THE PROBLEM:
Your output is the lines from the first one to the one containing "return [x, ys[i]];", repeated exactly, with images left out.

GIVEN INFORMATION:
— begin —

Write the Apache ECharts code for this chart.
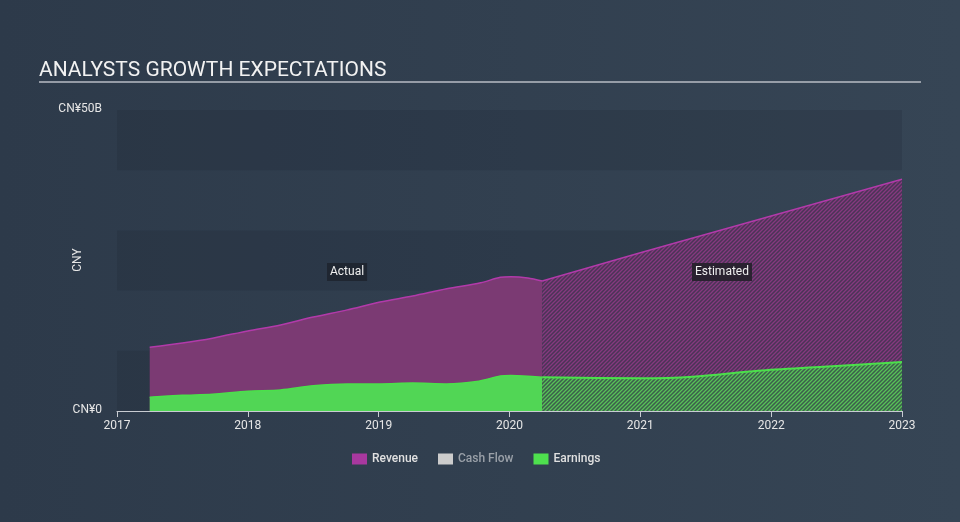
<!DOCTYPE html>
<html>
<head>
<meta charset="utf-8">
<script src="https://cdn.jsdelivr.net/npm/echarts@6/dist/echarts.min.js"></script>
<style>
html,body{margin:0;padding:0;background:#323f4f;}
#main{width:960px;height:522px;}
</style>
</head>
<body>
<div id="main"></div>
<script>
// ---- Data (values in CN¥ billions, x in fractional years) ----
var revenueActualYears  = [2017.25, 2017.5, 2017.73, 2018.0, 2018.25, 2018.5, 2018.76, 2019.01, 2019.26, 2019.52, 2019.78, 2019.93, 2020.01, 2020.14, 2020.25];
var revenueActualValues = [10.6, 11.3, 12.1, 13.3, 14.3, 15.6, 16.8, 18.1, 19.1, 20.3, 21.3, 22.2, 22.3, 22.1, 21.6];
var revenueEstYears     = [2020.25, 2021.0, 2022.0, 2023.0];
var revenueEstValues    = [21.6, 26.3, 32.4, 38.5];
var earningsActualYears  = [2017.25, 2017.5, 2017.73, 2018.0, 2018.25, 2018.5, 2018.76, 2019.01, 2019.26, 2019.52, 2019.75, 2019.93, 2020.01, 2020.25];
var earningsActualValues = [2.3, 2.6, 2.8, 3.3, 3.5, 4.2, 4.5, 4.5, 4.65, 4.5, 4.9, 5.8, 5.9, 5.6];
var earningsEstYears     = [2020.25, 2021.0, 2021.4, 2021.9, 2022.4, 2023.0];
var earningsEstValues    = [5.6, 5.45, 5.7, 6.7, 7.35, 8.15];
var yearTicks = [2017, 2018, 2019, 2020, 2021, 2022, 2023];
var legendNames = ['Revenue', 'Cash Flow', 'Earnings'];

function pairs(xs, ys){ return xs.map(function(x,i){ return [x, ys[i]]; }); }

function hatch(base, line){
  var c = document.createElement('canvas');
  c.width = 4; c.height = 4;
  var g = c.getContext('2d');
  g.fillStyle = base; g.fillRect(0,0,4,4);
  g.strokeStyle = line; g.lineWidth = 1.3;
  g.beginPath();
  g.moveTo(-1,5); g.lineTo(5,-1);
  g.moveTo(-1,1); g.lineTo(1,-1);
  g.moveTo(3,5); g.lineTo(5,3);
  g.stroke();
  return c;
}

var chart = echarts.init(document.getElementById('main'), null, {renderer:'canvas'});
var revLine = '#b23aaa', revFill = '#7b3a73';
var earnLine = '#4be04b', earnFill = '#51d655';

chart.setOption({
  backgroundColor: {
    type:'linear', x:0, y:0, x2:1, y2:0,
    colorStops:[{offset:0,color:'#2d3a4a'},{offset:1,color:'#364555'}]
  },
  animation:false,
  title:{
    text:'ANALYSTS GROWTH EXPECTATIONS',
    left:34, top:55,
    textStyle:{color:'#f2f2f2', fontSize:21, fontWeight:'normal', fontFamily:'Roboto'}
  },
  graphic:[
    {type:'line', z:100, shape:{x1:39,y1:82,x2:921,y2:82}, style:{stroke:'#b8bcc4', lineWidth:1.5}},
    {type:'text', z:100, left:327, top:263, style:{text:'Actual', fill:'#f0f0f0', font:'12px Roboto', backgroundColor:'#1f2631', padding:[3,3]}},
    {type:'text', z:100, left:692, top:263, style:{text:'Estimated', fill:'#f0f0f0', font:'12px Roboto', backgroundColor:'#2a2230', padding:[3,3]}},
    {type:'text', z:100, x:78, y:260, rotation:Math.PI/2, style:{text:'CNY', fill:'#e6e6e6', font:'12px Roboto', align:'center', verticalAlign:'middle'}}
  ],
  legend:{
    bottom:52, left:347,
    itemWidth:15, itemHeight:11, itemGap:20,
    textStyle:{fontFamily:'Roboto', fontSize:12, fontWeight:500},
    data:[
      {name:legendNames[0], icon:'rect', itemStyle:{color:'#a8389f'}, textStyle:{color:'#e0e0e0'}},
      {name:legendNames[1], icon:'rect', itemStyle:{color:'#cccccc'}, textStyle:{color:'#9aa0a8'}},
      {name:legendNames[2], icon:'rect', itemStyle:{color:'#4ee04e'}, textStyle:{color:'#e0e0e0'}}
    ],
    selectedMode:false
  },
  grid:{left:117, right:58, top:110, bottom:111},
  xAxis:{
    type:'value', min:2017, max:2023, interval:1,
    axisLine:{show:true, lineStyle:{color:'#c8ccd2', width:1}},
    axisTick:{show:true, length:6, lineStyle:{color:'#c8ccd2'}},
    axisLabel:{color:'#e6e6e6', fontSize:12, fontFamily:'Roboto', margin:9, formatter:function(v){ return yearTicks.indexOf(v)>=0 ? String(v) : ''; }},
    splitLine:{show:false}
  },
  yAxis:{
    type:'value', min:0, max:50, interval:10,
    axisLine:{show:false}, axisTick:{show:false},
    axisLabel:{color:'#e6e6e6', fontSize:12, fontFamily:'Roboto', margin:15,
      formatter:function(v){ return v===0 ? 'CN¥0' : (v===50 ? 'CN¥50B' : ''); },
      verticalAlign:'bottom', padding:[0,0,-5,0]},
    splitLine:{show:false},
    splitArea:{show:true, areaStyle:{color:['rgba(20,30,40,0.15)','rgba(0,0,0,0)']}}
  },
  series:[
    {name:'Revenue', type:'line', data:pairs(revenueActualYears, revenueActualValues), smooth:0.3, showSymbol:false,
      lineStyle:{color:revLine, width:1.5}, areaStyle:{color:revFill, opacity:1}, z:2},
    {name:'Revenue', type:'line', data:pairs(revenueEstYears, revenueEstValues), smooth:false, showSymbol:false,
      lineStyle:{color:revLine, width:1.5}, areaStyle:{color:{image:hatch('#4a3456','#86397f'), repeat:'repeat'}, opacity:1}, z:2},
    {name:'Cash Flow', type:'line', data:[]},
    {name:'Earnings', type:'line', data:pairs(earningsActualYears, earningsActualValues), smooth:0.3, showSymbol:false,
      lineStyle:{color:earnLine, width:1.5}, areaStyle:{color:earnFill, opacity:1}, z:3},
    {name:'Earnings', type:'line', data:pairs(earningsEstYears, earningsEstValues), smooth:0.3, showSymbol:false,
      lineStyle:{color:earnLine, width:2}, areaStyle:{color:{image:hatch('#3c5e4c','#58c258'), repeat:'repeat'}, opacity:1}, z:3}
  ]
});
</script>
</body>
</html>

— end —

WORKED ANSWER:
Write the Apache ECharts code for this chart.
<!DOCTYPE html>
<html>
<head>
<meta charset="utf-8">
<script src="https://cdn.jsdelivr.net/npm/echarts@6/dist/echarts.min.js"></script>
<style>
html,body{margin:0;padding:0;background:#323f4f;}
#main{width:960px;height:522px;}
</style>
</head>
<body>
<div id="main"></div>
<script>
// ---- Data (values in CN¥ billions, x in fractional years) ----
var revenueActualYears  = [2017.25, 2017.5, 2017.73, 2018.0, 2018.25, 2018.5, 2018.76, 2019.01, 2019.26, 2019.52, 2019.78, 2019.93, 2020.01, 2020.14, 2020.25];
var revenueActualValues = [10.6, 11.3, 12.1, 13.3, 14.3, 15.6, 16.8, 18.1, 19.1, 20.3, 21.3, 22.2, 22.3, 22.1, 21.6];
var revenueEstYears     = [2020.25, 2021.0, 2022.0, 2023.0];
var revenueEstValues    = [21.6, 26.3, 32.4, 38.5];
var earningsActualYears  = [2017.25, 2017.5, 2017.73, 2018.0, 2018.25, 2018.5, 2018.76, 2019.01, 2019.26, 2019.52, 2019.75, 2019.93, 2020.01, 2020.25];
var earningsActualValues = [2.3, 2.6, 2.8, 3.3, 3.5, 4.2, 4.5, 4.5, 4.65, 4.5, 4.9, 5.8, 5.9, 5.6];
var earningsEstYears     = [2020.25, 2021.0, 2021.4, 2021.9, 2022.4, 2023.0];
var earningsEstValues    = [5.6, 5.45, 5.7, 6.7, 7.35, 8.15];
var yearTicks = [2017, 2018, 2019, 2020, 2021, 2022, 2023];
var legendNames = ['Revenue', 'Cash Flow', 'Earnings'];

function pairs(xs, ys){ return xs.map(function(x,i){ return [x, ys[i]]; }); }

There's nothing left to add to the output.